PTA: The Power of Parents
Brought to FEN by National PTA®
More than just the latest education buzz-phrase, parent involvement is the century-old foundation of the National PTA.
The word is out about parent involvement. Educators, administrators, academics, parents-even the mass media-all have been awakened to the overwhelming positive effect parent involvement can have on students' academic performance. Beyond its value in the school setting, parent involvement can yield benefits to children and families that affect every aspect of their lives, today and into the future. By strengthening their involvement in their children's education, parents not only are helping their kids succeed in the classroom, they're also solidifying the bonds that keep their families and schools strong.
The PTA: Parents at Work
In the effort to promote the power of parents in improving children's performance in school, the National PTA produced its National Standards for Parent/Family Involvement Programs in 1997. This effort crystallized the significance of parent involvement in a form that ties it directly into the standards movement in education reform. But the National PTA's commitment to parent involvement is something that far predates the explosion of public awareness over the past few years. The name "Parent-Teacher Association" spells out the essential home-school partnership that has been the basis of the PTA's work for over 100 years. Parent involvement is key to the PTA's very existence, its fundamental purpose.
Parent Involvement Today
Today the term "parent involvement" encompasses the many different ways parents and families can be involved in their children's learning. In the broadest terms, this ranges from parents' reading and reviewing homework with their children to their taking an active role in reform efforts at their local schools. When parents are more involved in their children's learning and their schools, their children experience a broad variety of benefits in terms of academic performance, confidence, and self-esteem. And in the school environment, everyone-administrators and teachers as well as parents and children-benefits from the improved communication and clearer understanding of shared goals that comes when parents are more involved.
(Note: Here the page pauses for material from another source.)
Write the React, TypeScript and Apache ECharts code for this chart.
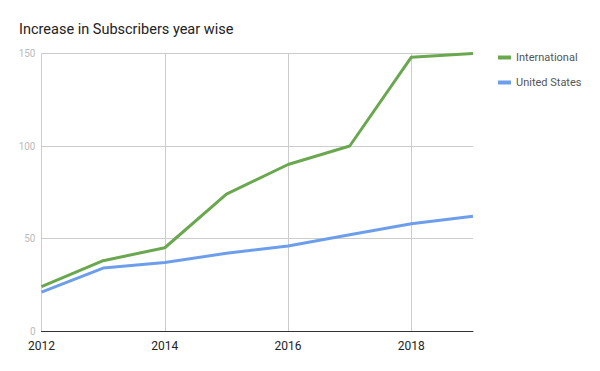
import React, { useEffect, useRef } from "react";
import * as echarts from "echarts";

const years = ["2012", "2013", "2014", "2015", "2016", "2017", "2018", "2019"];
const international = [24, 38, 45, 74, 90, 100, 148, 150];
const unitedStates = [21, 34, 37, 42, 46, 52, 58, 62];
const seriesNames = ["International", "United States"];
const colors = ["#6aa84f", "#6d9eeb"];

export default function App() {
  const ref = useRef<HTMLDivElement>(null);
  useEffect(() => {
    if (!ref.current) return;
    const chart = echarts.init(ref.current, null, { renderer: "svg" });
    const font = "Roboto, Arial, sans-serif";
    const evenTick = (index: number) => index % 2 === 0 && index < years.length - 1;
    chart.setOption({
      animation: false,
      textStyle: { fontFamily: font },
      title: {
        text: "Increase in Subscribers year wise",
        left: 14,
        top: 17,
        textStyle: { fontSize: 14.5, fontWeight: "normal", color: "#222", fontFamily: font },
      },
      legend: {
        orient: "vertical",
        left: 493,
        top: 47,
        itemWidth: 13,
        itemHeight: 4,
        itemGap: 14,
        icon: "rect",
        textStyle: { fontSize: 11, color: "#555", fontFamily: font },
        data: seriesNames,
      },
      grid: { left: 41.5, right: 127, top: 53.5, bottom: 40 },
      xAxis: {
        type: "category",
        data: years,
        boundaryGap: false,
        axisLine: { show: true, lineStyle: { color: "#333", width: 1 } },
        axisTick: { show: false },
        axisLabel: { fontSize: 12, color: "#222", margin: 9, fontFamily: font, interval: evenTick },
        splitLine: { show: true, interval: evenTick, lineStyle: { color: "#cccccc", width: 1 } },
      },
      yAxis: {
        type: "value",
        min: 0,
        max: 150,
        interval: 50,
        axisLine: { show: false },
        axisTick: { show: false },
        axisLabel: { fontSize: 10, color: "#bbbbbb", margin: 6, fontFamily: font },
        splitLine: { show: true, lineStyle: { color: "#cccccc", width: 1 } },
      },
      series: [
        {
          name: seriesNames[0],
          type: "line",
          data: international,
          showSymbol: false,
          symbol: "none",
          lineStyle: { width: 3, color: colors[0] },
          itemStyle: { color: colors[0] },
        },
        {
          name: seriesNames[1],
          type: "line",
          data: unitedStates,
          showSymbol: false,
          symbol: "none",
          lineStyle: { width: 3, color: colors[1] },
          itemStyle: { color: colors[1] },
        },
      ],
    });
    return () => chart.dispose();
  }, []);
  return <div ref={ref} style={{ width: 600, height: 371, position: "absolute", left: 0, top: 0 }} />;
}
This may seem like an obvious conclusion; after all, the PTA has built a nationwide organization of more than six million members based on their shared belief in the importance of parents' involvement in their children's education. This commonsense assumption has now been borne out by the work of education researchers studying schools and children's learning. In more than 85 studies performed over a period of 30 years, researchers have documented the profound and comprehensive benefits for students, families, and schools when parents and family members become active participants in their children's education.
Setting the Standard
Built upon this research and the six types of parent involvement identified by Joyce L. Epstein of the Center on School, Family, and Community Partnerships at Johns Hopkins University, the National PTA developed the National Standards for Parent/Family Involvement Programs. These program standards are to be used in conjunction with other national standards and reform initiatives to maximize children's potential in school and in life.
In the short period of time since the National Standards were introduced, they have already been making an impact on schools around the country. As of this writing, at least eight states are pursuing standards-related efforts to promote parent involvement. The entire Chicago Public School system -- the third largest in the United States -- has adopted the standards and passed a resolution requiring parent involvement policies and programs at each of its 559 schools.
As more people become aware of the power of parent involvement to help students, the National PTA will be working to help them maximize its benefits for children. By linking parents and teachers, families and schools, the PTA itself is a monument to the enduring achievements that can result from parent involvement. Its unique history and character, and the sweep of its involvement in helping to improve the lives of children, make the PTA our greatest national resource for tapping the power of parents.